Zoom Virtual Meeting. Zoom link will be provided after registration.
Medical Education Grand Rounds
Evidence-informed teaching and learning principles: Applying theory and research to educational practice
CME Credits: 1:00
Presented by Anthony R. Artino, Jr., PhD, Professor and Associate Dean for Evaluation and Educational Research George Washington School of Medicine and Health Sciences
As medical educators, we carefully construct our instructional strategies around our goals for student learning and our understanding of “what works” from a teaching and learning perspective. Unfortunately, this understanding often arises mostly from the ways in which we were taught. Although this approach may be successful, its effectiveness is based more on luck than evidence. In contrast, instruction that is grounded in theory and research can be systematically tested, and incrementally improved, thereby allowing us to refine both our understanding of how people think and learn and our execution of specific teaching strategies. Evidence-informed education is based on the underlying mechanisms of human cognition, motivation, and emotion; these principles provide insights into why and under what circumstances certain teaching and learning strategies work, while others do not. In this presentation, we will discuss several key principles from the education and psychology literature—principles that are informed by both theory and research. This session is not about how to teach, per se, because all teaching is context-bound, and our range of contexts is wide. Instead, we will discuss a set of generalizable teaching and learning principles that can be adapted and adjusted by the inventive teacher to fit a variety of medical education contexts.

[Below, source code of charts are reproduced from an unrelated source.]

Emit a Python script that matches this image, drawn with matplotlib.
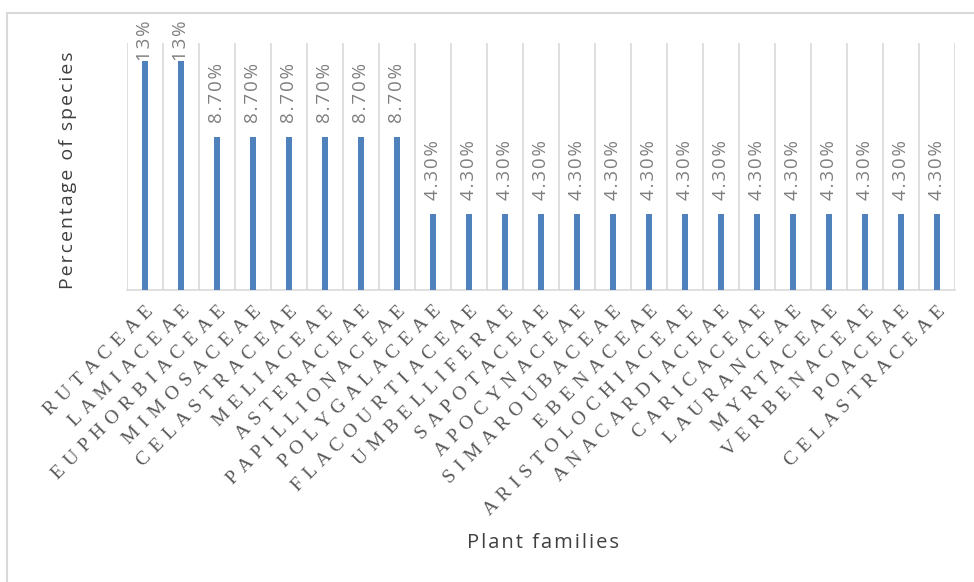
import numpy as np
import matplotlib
matplotlib.use("Agg")
import matplotlib.pyplot as plt
from matplotlib.lines import Line2D

# plant families and share of species (%)
families = ["RUTACEAE", "LAMIACEAE", "EUPHORBIACEAE", "MIMOSACEAE", "CELASTRACEAE",
            "MELIACEAE", "ASTERACEAE", "PAPILLIONACEAE", "POLYGALACEAE", "FLACOURTIACEAE",
            "UMBELLIFERAE", "SAPOTACEAE", "APOCYNACEAE", "SIMAROUBACEAE", "EBENACEAE",
            "ARISTOLOCHIACEAE", "ANACARDIACEAE", "CARICACEAE", "LAURANCEAE", "MYRTACEAE",
            "VERBENACEAE", "POACEAE", "CELASTRACEAE"]
percent = [13, 13, 8.7, 8.7, 8.7, 8.7, 8.7, 8.7, 4.3, 4.3, 4.3, 4.3, 4.3, 4.3, 4.3,
           4.3, 4.3, 4.3, 4.3, 4.3, 4.3, 4.3, 4.3]
value_labels = ["13%", "13%"] + ["8.70%"] * 6 + ["4.30%"] * 15

W, H = 974, 582
fig = plt.figure(figsize=(W / 100, H / 100), dpi=100)
ax = fig.add_axes([127 / W, 1 - 290 / H, (955 - 127) / W, (290 - 43) / H])

x = np.arange(len(families))
ax.bar(x, percent, width=0.17, color="#4f81bd", zorder=3)

ax.set_xlim(-0.5, len(families) - 0.5)
ax.set_ylim(0, 14)

# category separators
for b in np.arange(-0.5, len(families), 1.0):
    ax.axvline(b, color="#d9d9d9", lw=1.2, zorder=1)

for side in ["top", "right", "left"]:
    ax.spines[side].set_visible(False)
ax.spines["bottom"].set_color("#d9d9d9")
ax.spines["bottom"].set_linewidth(1.2)
ax.set_yticks([])
ax.tick_params(axis="x", length=0, pad=9)

def spread(s, sep):
    return sep.join(list(s))

ax.set_xticks(x)
ax.set_xticklabels([spread(f, " \u200a") for f in families], rotation=45, ha="right",
                   va="top", rotation_mode="anchor",
                   family=["Liberation Serif", "DejaVu Serif"],
                   fontsize=14, color="#595959")

for xi, v, lab in zip(x, percent, value_labels):
    off = 0 if v > 12 else 10
    ax.annotate(spread(lab, "\u200a"), (xi, v), xytext=(0, off), textcoords="offset points",
                rotation=90, ha="center", va="bottom", fontsize=13.5,
                family=["Open Sans", "DejaVu Sans"], color="#7f7f7f")

fig.text(68 / W, 1 - 170 / H, spread("Percentage of species", "\u200a"), rotation=90,
         ha="center", va="center", fontsize=14, family=["Open Sans", "DejaVu Sans"],
         color="#404040")
fig.text(543 / W, 1 - 543 / H, spread("Plant families", "\u200a"), ha="center",
         va="center", fontsize=14.5, family=["Open Sans", "DejaVu Sans"], color="#404040")

# chart border (left and top visible)
fig.add_artist(Line2D([7 / W, 7 / W], [0, 1 - 13 / H], transform=fig.transFigure,
                      color="#d9d9d9", lw=1.5))
fig.add_artist(Line2D([7 / W, 1], [1 - 13 / H, 1 - 13 / H], transform=fig.transFigure,
                      color="#d9d9d9", lw=1.5))

fig.savefig("out.png", dpi=100)
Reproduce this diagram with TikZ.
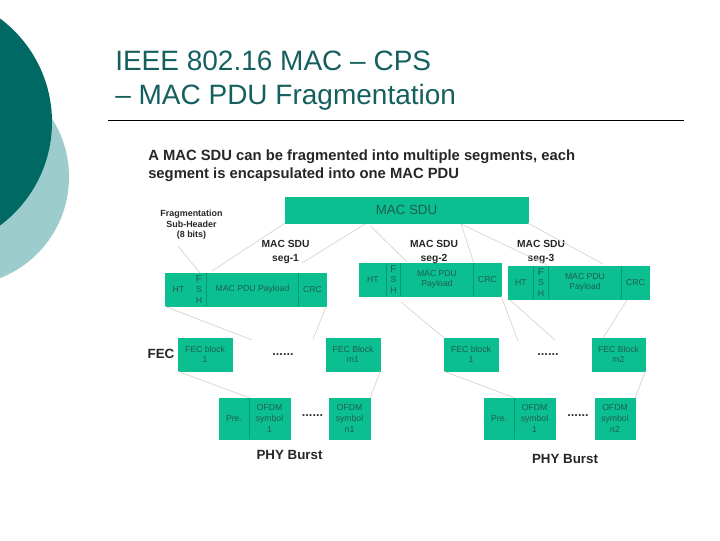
\documentclass[tikz,border=0pt]{standalone}
\usepackage{fontspec}
\setmainfont{Liberation Sans}
\definecolor{darkteal}{HTML}{006964}
\definecolor{paleteal}{HTML}{9CCCCC}
\definecolor{boxgreen}{HTML}{0CBF90}
\definecolor{boxedge}{HTML}{009C76}
\definecolor{boxtext}{HTML}{1E5F50}
\definecolor{linkgrey}{HTML}{D8D2CA}
\definecolor{titleink}{HTML}{15605F}
\tikzset{
  pdubox/.style={draw=boxgreen,fill=boxgreen,line width=0.4pt,inner sep=0pt,align=center,
    text=boxtext,font=\fontsize{6.5}{8}\selectfont},
  caption/.style={align=center,inner sep=0pt,font=\fontsize{7.7}{10}\bfseries\selectfont,text=black!85},
  link/.style={draw=linkgrey,line width=0.5pt},
  divider/.style={draw=boxedge,line width=0.5pt},
  gapdots/.style={inner sep=0pt,font=\fontsize{9.5}{10}\bfseries\selectfont,text=black!80},
  titleline/.style={anchor=base west,inner sep=0pt,text=titleink,font=\fontsize{21}{24}\selectfont},
  introline/.style={anchor=base west,inner sep=0pt,font=\fontsize{11.1}{13}\bfseries\selectfont,text=black!85},
}
\newcommand{\fshtext}{\fontsize{7.5}{8.8}\selectfont F\\S\\H}
% box given by its pixel corners: name, x0, y0, x1, y1, text
\newcommand{\pixbox}[6]{%
  \pgfmathsetmacro{\bw}{(#4-#2)*0.75}%
  \pgfmathsetmacro{\bh}{(#5-#3)*0.75}%
  \node[pdubox,minimum width=\bw pt,minimum height=\bh pt] (#1) at ({(#2+#4)/2},{(#3+#5)/2}) {#6};%
}
\begin{document}
\begin{tikzpicture}[x=0.75pt,y=-0.75pt]
\useasboundingbox (0,0) rectangle (720,540);

% Background discs
\begin{scope}
\clip (0,0) rectangle (720,540);
\fill[paleteal] (-39.5,177) circle[radius=81.4pt];
\fill[darkteal] (-77,122) circle[radius=96.75pt];
\end{scope}

% Title
\node[titleline] (title1) at (115,70) {IEEE 802.16 MAC – CPS};
\node[titleline] (title2) at (115,104) {– MAC PDU Fragmentation};
\coordinate (ruleL) at (108,120.5);
\coordinate (ruleR) at (684,120.5);
\draw[black,line width=0.6pt] (ruleL) -- (ruleR);

% Intro text
\node[introline] (introa) at (148,160) {A MAC SDU can be fragmented into multiple segments, each};
\node[introline] (introb) at (148,178) {segment is encapsulated into one MAC PDU};

% MAC SDU
\pixbox{sdu}{285}{197}{528}{223}{\fontsize{10}{11}\selectfont MAC SDU}

% Segment 1
\pixbox{aht}{165}{273}{192}{306}{HT}
\pixbox{afsh}{192}{273}{206}{306}{\fshtext}
\pixbox{apay}{206}{273}{299}{306}{MAC PDU Payload}
\pixbox{acrc}{299}{273}{326}{306}{CRC}
\draw[divider] (afsh.north east) -- (afsh.south east);
\draw[divider] (acrc.north west) -- (acrc.south west);

% Segment 2
\pixbox{bht}{359}{263}{387}{296}{HT}
\pixbox{bfsh}{387}{263}{400}{296}{\fshtext}
\pixbox{bpay}{400}{263}{474}{296}{MAC PDU\\Payload}
\pixbox{bcrc}{474}{263}{501}{296}{CRC}
\draw[divider] (bfsh.north west) -- (bfsh.south west);
\draw[divider] (bfsh.north east) -- (bfsh.south east);
\draw[divider] (bcrc.north west) -- (bcrc.south west);

% Segment 3
\pixbox{cht}{508}{266}{534}{299}{HT}
\pixbox{cfsh}{534}{266}{548}{299}{\fshtext}
\pixbox{cpay}{548}{266}{622}{299}{MAC PDU\\Payload}
\pixbox{ccrc}{622}{266}{649}{299}{CRC}
\draw[divider] (cfsh.north west) -- (cfsh.south west);
\draw[divider] (cfsh.north east) -- (cfsh.south east);
\draw[divider] (ccrc.north west) -- (ccrc.south west);

% FEC blocks
\pixbox{fa}{178}{338}{232}{371}{FEC block\\1}
\pixbox{fb}{326}{338}{380}{371}{FEC Block\\m1}
\pixbox{fc}{444}{338}{498}{371}{FEC block\\1}
\pixbox{fd}{592}{338}{645}{371}{FEC Block\\m2}

% OFDM symbols
\pixbox{pa}{219}{398}{249}{439}{Pre.}
\pixbox{oa}{249}{398}{290}{439}{OFDM\\symbol\\1}
\pixbox{ob}{329}{398}{370}{439}{OFDM\\symbol\\n1}
\pixbox{pc}{484}{398}{514}{439}{Pre.}
\pixbox{oc}{514}{398}{555}{439}{OFDM\\symbol\\1}
\pixbox{od}{595}{398}{635}{439}{OFDM\\symbol\\n2}
\draw[divider] (pa.north east) -- (pa.south east);
\draw[divider] (pc.north east) -- (pc.south east);

% Labels
\node[caption,font=\fontsize{6.7}{8}\bfseries\selectfont] (fragnote) at (191.5,225) {Fragmentation\\Sub-Header\\(8 bits)};
\node[caption] (seglabela) at (285.5,252) {MAC SDU\\seg-1};
\node[caption] (seglabelb) at (434,252) {MAC SDU\\seg-2};
\node[caption] (seglabelc) at (541,252) {MAC SDU\\seg-3};
\node[caption,font=\fontsize{10}{11}\bfseries\selectfont] (feclabel) at (161,354) {FEC};
\node[caption,font=\fontsize{10}{11}\bfseries\selectfont] (burstlabela) at (289.5,455) {PHY Burst};
\node[caption,font=\fontsize{10}{11}\bfseries\selectfont] (burstlabelb) at (565,458.5) {PHY Burst};
\node[gapdots] (gapa) at (283,354.5) {......};
\node[gapdots] (gapb) at (548,354.5) {......};
\node[gapdots] (gapc) at (312.5,416) {......};
\node[gapdots] (gapd) at (578,416) {......};

% Free ends of the broken leader lines
\coordinate (s1) at (212,271);
\coordinate (s2top) at (365,224);
\coordinate (s2) at (302,263);
\coordinate (s3top) at (370,225.5);
\coordinate (s3end) at (407,262);
\coordinate (s4top) at (461,224);
\coordinate (s5) at (547,265);
\coordinate (s6) at (603,264);
\coordinate (fragtip) at (178,246);
\coordinate (fragend) at (200,273);
\coordinate (d1) at (252,340);
\coordinate (d2) at (313,339);
\coordinate (d3) at (401,302);
\coordinate (d4) at (518,341);
\coordinate (d5) at (510,300);
\coordinate (d6) at (555,340);
\coordinate (d7) at (627,300);
\coordinate (d8) at (603,338);

% Leader lines
\draw[link] (fragtip) -- (fragend);
\draw[link] (sdu.south west) -- (s1);
\draw[link] (s2top) -- (s2);
\draw[link] (s3top) -- (s3end);
\draw[link] (s4top) -- (bcrc.north west);
\draw[link] (s4top) -- (s5);
\draw[link] (sdu.south east) -- (s6);
\draw[link] (aht.south west) -- (d1);
\draw[link] (acrc.south east) -- (d2);
\draw[link] (d3) -- (fc.north west);
\draw[link] (bcrc.south east) -- (d4);
\draw[link] (d5) -- (d6);
\draw[link] (d7) -- (d8);
\draw[link] (fa.south west) -- (pa.north east);
\draw[link] (fb.south east) -- (ob.north east);
\draw[link] (fc.south west) -- (pc.north east);
\draw[link] (fd.south east) -- (od.north east);
\end{tikzpicture}
\end{document}
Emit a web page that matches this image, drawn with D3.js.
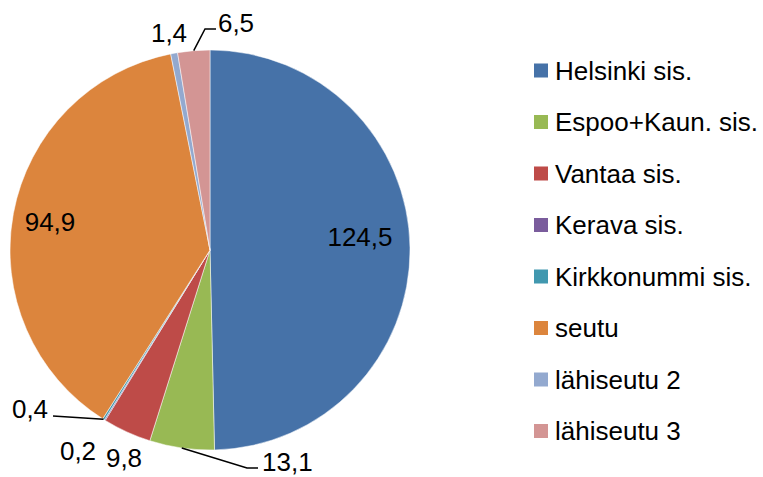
<!DOCTYPE html>
<html><head><meta charset="utf-8">
<script src="https://cdn.jsdelivr.net/npm/d3@7"></script>
<style>body{margin:0;background:#fff}svg{display:block}text{font-family:"Liberation Sans",Arial,sans-serif;fill:#000}</style>
</head><body>
<script>
const categories = ["Helsinki sis.","Espoo+Kaun. sis.","Vantaa sis.","Kerava sis.","Kirkkonummi sis.","seutu","lähiseutu 2","lähiseutu 3"];
const values = [124.5,13.1,9.8,0.2,0.4,94.9,1.4,6.5];
const labels = ["124,5","13,1","9,8","0,2","0,4","94,9","1,4","6,5"];
const colors = ["#4672A8","#98B954","#BE4B48","#7A5C9C","#4198AF","#DC853D","#93A9CF","#D39594"];

// label layout (placement only)
const labelLayout = [
  {x:360,y:237,anchor:"middle"},
  {x:262,y:462,anchor:"start",leader:[[247,468],[258,468]]},
  {x:124,y:458,anchor:"middle"},
  {x:78,y:451,anchor:"middle"},
  {x:30,y:409,anchor:"middle",leader:[[53,416]]},
  {x:50,y:222,anchor:"middle"},
  {x:169,y:33,anchor:"middle"},
  {x:236,y:23,anchor:"middle",leader:[[205,29],[216,29]]}
];

const W=763,H=477, cx=210, cy=250, R=200;
const svg=d3.select("body").append("svg").attr("width",W).attr("height",H);
const pie=d3.pie().sort(null).value(d=>d)(values);
const arc=d3.arc().innerRadius(0).outerRadius(R);
const g=svg.append("g").attr("transform",`translate(${cx},${cy})`);
g.selectAll("path").data(pie).join("path")
  .attr("d",arc).attr("fill",(d,i)=>colors[i]).attr("stroke","#fff").attr("stroke-width",0.5);

// leader lines
pie.forEach((d,i)=>{
  const L=labelLayout[i];
  if(!L.leader) return;
  const a=(d.startAngle+d.endAngle)/2;
  const p0=[cx+R*Math.sin(a), cy-R*Math.cos(a)];
  const pts=[p0].concat(L.leader);
  svg.append("path").attr("d",d3.line()(pts)).attr("fill","none").attr("stroke","#000").attr("stroke-width",1.5);
});
svg.selectAll("text.lbl").data(labels).join("text").attr("class","lbl")
  .attr("x",(d,i)=>labelLayout[i].x).attr("y",(d,i)=>labelLayout[i].y)
  .attr("text-anchor",(d,i)=>labelLayout[i].anchor).attr("dominant-baseline","central")
  .attr("font-size",26).text(d=>d);

// legend
const ly=d3.scalePoint().domain(categories).range([70.5,431]);
const lg=svg.append("g");
lg.selectAll("rect").data(categories).join("rect")
  .attr("x",534).attr("y",d=>ly(d)-7).attr("width",14).attr("height",14).attr("fill",(d,i)=>colors[i]);
lg.selectAll("text").data(categories).join("text")
  .attr("x",555).attr("y",d=>ly(d)).attr("dominant-baseline","central").attr("font-size",26).text(d=>d);
</script>
</body></html>
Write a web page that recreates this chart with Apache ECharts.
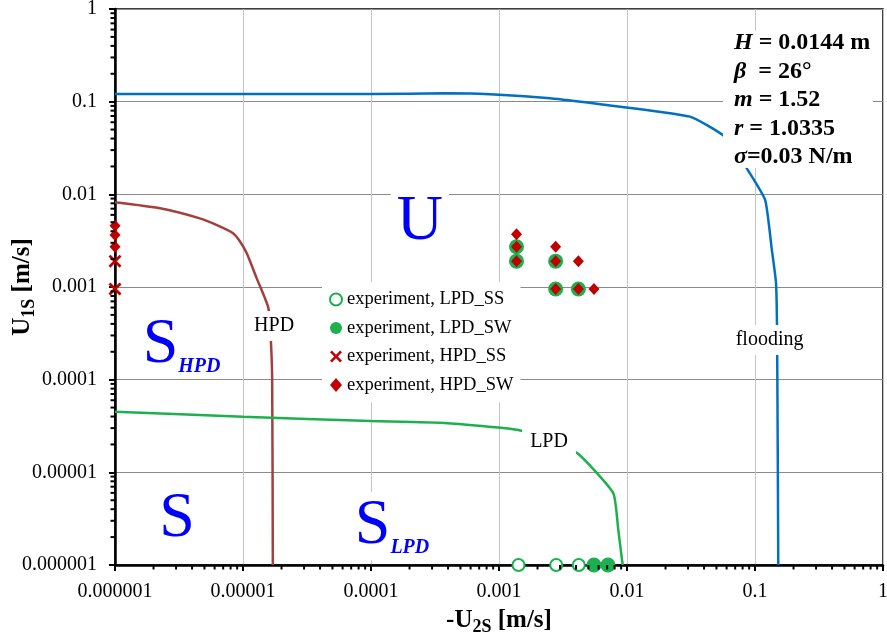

By the end of the session, participants will be able to:
Discuss several cognitive psychology principles that can positively influence learning; Identify individual differences, beyond cognition and “learning styles,” that strongly influence learning and performance; Discuss self-conscious emotions and their powerful effects on learning and performance in clinical settings; and Describe the limitations of the phrase “assessment drives learning.” (1 CME credit)
About the Presenter
Anthony Artino is a tenured Professor in the Department of Health, Human Function, and Rehabilitation Sciences at The George Washington University School of Medicine and Health Sciences (SMHS). He received his PhD in educational psychology from the University of Connecticut and, prior to joining SMHS in the spring of 2020, served as Professor and Deputy Director for the Center of Health Professions Education at the Uniformed Services University of the Health Sciences. In his current role at SMHS, Dr. Artino teaches graduate courses, conducts research, mentors students and junior faculty, and provides administrative leadership in evaluation and educational research.
As a researcher, he has been the principal or associate investigator on several extramurally funded research projects. His most highly cited works are a blend of research and education articles on topics ranging from analyzing and interpreting survey data, understanding academic motivation and self-regulated learning among medical students and practicing physicians, measuring long-term physician outcomes, and developing surveys for educational research. Dr. Artino is deputy editor for the Journal of Graduate Medical Education, assistant editor for Academic Medicine, and associate editor for Perspectives on Medical Education. He is also a Fellow of the Association for Medical Education in Europe and the Aerospace Medical Association. Dr. Artino has published and presented around the globe on topics ranging from self-regulated learning and assessment to scholarly dissemination and the responsible conduct of research.